C. Ehab and Prefix MEXs
time limit per test
1 second
memory limit per test
256 megabytes
input
standard input
output
standard output

Given an array $$$a$$$ of length $$$n$$$, find another array, $$$b$$$, of length $$$n$$$ such that:

  • for each $$$i$$$ $$$(1 \le i \le n)$$$ $$$MEX(\{b_1$$$, $$$b_2$$$, $$$\ldots$$$, $$$b_i\})=a_i$$$.

The $$$MEX$$$ of a set of integers is the smallest non-negative integer that doesn't belong to this set.

If such array doesn't exist, determine this.

Input

The first line contains an integer $$$n$$$ ($$$1 \le n \le 10^5$$$) — the length of the array $$$a$$$.

The second line contains $$$n$$$ integers $$$a_1$$$, $$$a_2$$$, $$$\ldots$$$, $$$a_n$$$ ($$$0 \le a_i \le i$$$) — the elements of the array $$$a$$$. It's guaranteed that $$$a_i \le a_{i+1}$$$ for $$$1\le i < n$$$.

Output

If there's no such array, print a single line containing $$$-1$$$.
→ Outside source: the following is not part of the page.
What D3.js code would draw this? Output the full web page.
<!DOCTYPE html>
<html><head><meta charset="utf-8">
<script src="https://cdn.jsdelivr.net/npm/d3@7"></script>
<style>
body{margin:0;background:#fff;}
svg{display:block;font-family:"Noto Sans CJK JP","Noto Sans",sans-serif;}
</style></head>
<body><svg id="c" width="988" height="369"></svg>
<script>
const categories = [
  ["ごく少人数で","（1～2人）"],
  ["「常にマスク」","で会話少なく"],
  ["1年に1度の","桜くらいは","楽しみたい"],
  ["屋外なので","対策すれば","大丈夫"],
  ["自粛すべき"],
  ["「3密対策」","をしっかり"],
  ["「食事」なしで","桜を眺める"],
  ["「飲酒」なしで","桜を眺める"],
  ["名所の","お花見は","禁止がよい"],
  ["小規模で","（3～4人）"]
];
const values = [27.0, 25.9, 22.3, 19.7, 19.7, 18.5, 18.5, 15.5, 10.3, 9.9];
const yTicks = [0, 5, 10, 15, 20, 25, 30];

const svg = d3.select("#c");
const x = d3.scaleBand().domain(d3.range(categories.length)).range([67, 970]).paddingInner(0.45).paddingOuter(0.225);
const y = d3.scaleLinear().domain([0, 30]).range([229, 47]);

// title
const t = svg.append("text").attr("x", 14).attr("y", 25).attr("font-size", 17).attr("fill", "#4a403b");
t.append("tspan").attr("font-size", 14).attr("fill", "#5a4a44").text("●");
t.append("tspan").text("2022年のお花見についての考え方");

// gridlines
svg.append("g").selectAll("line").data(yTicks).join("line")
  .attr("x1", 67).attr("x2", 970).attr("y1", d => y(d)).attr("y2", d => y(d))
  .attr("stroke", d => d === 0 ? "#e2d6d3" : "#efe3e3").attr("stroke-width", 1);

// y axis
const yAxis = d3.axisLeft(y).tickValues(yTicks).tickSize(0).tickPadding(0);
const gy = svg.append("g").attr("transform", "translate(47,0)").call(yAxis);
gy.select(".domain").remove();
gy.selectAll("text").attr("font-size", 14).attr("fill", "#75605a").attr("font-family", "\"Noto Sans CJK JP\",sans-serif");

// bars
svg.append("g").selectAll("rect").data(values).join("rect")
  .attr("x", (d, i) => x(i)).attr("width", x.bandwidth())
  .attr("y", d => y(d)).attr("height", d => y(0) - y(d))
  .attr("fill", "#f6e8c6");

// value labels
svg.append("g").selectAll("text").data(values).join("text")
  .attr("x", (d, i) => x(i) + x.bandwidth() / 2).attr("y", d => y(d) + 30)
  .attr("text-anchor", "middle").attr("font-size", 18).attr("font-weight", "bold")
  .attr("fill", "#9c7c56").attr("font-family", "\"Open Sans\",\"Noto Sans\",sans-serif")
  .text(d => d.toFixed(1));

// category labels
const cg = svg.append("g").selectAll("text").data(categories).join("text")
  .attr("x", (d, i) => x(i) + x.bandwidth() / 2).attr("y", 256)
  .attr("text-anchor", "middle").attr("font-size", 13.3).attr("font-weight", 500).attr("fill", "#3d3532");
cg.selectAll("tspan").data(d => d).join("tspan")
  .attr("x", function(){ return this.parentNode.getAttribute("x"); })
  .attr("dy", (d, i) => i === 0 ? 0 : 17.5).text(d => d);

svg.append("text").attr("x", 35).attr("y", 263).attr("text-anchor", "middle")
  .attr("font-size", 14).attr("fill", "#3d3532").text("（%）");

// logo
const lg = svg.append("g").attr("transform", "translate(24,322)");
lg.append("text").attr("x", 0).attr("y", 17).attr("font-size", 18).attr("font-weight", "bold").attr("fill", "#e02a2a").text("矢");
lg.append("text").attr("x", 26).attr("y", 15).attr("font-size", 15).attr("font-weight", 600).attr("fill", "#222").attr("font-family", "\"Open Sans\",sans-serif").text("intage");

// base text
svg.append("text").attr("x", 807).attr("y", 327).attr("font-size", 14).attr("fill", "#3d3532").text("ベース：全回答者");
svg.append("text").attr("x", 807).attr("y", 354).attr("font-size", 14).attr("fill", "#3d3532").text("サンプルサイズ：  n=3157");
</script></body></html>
Otherwise, print a single line containing $$$n$$$ integers $$$b_1$$$, $$$b_2$$$, $$$\ldots$$$, $$$b_n$$$ ($$$0 \le b_i \le 10^6$$$)

If there are multiple answers, print any.

Examples
Input
3
1 2 3
Output
0 1 2
Input
4
0 0 0 2
Output
1 3 4 0
Input
3
1 1 3
Output
0 2 1
Note

In the second test case, other answers like $$$[1,1,1,0]$$$, for example, are valid.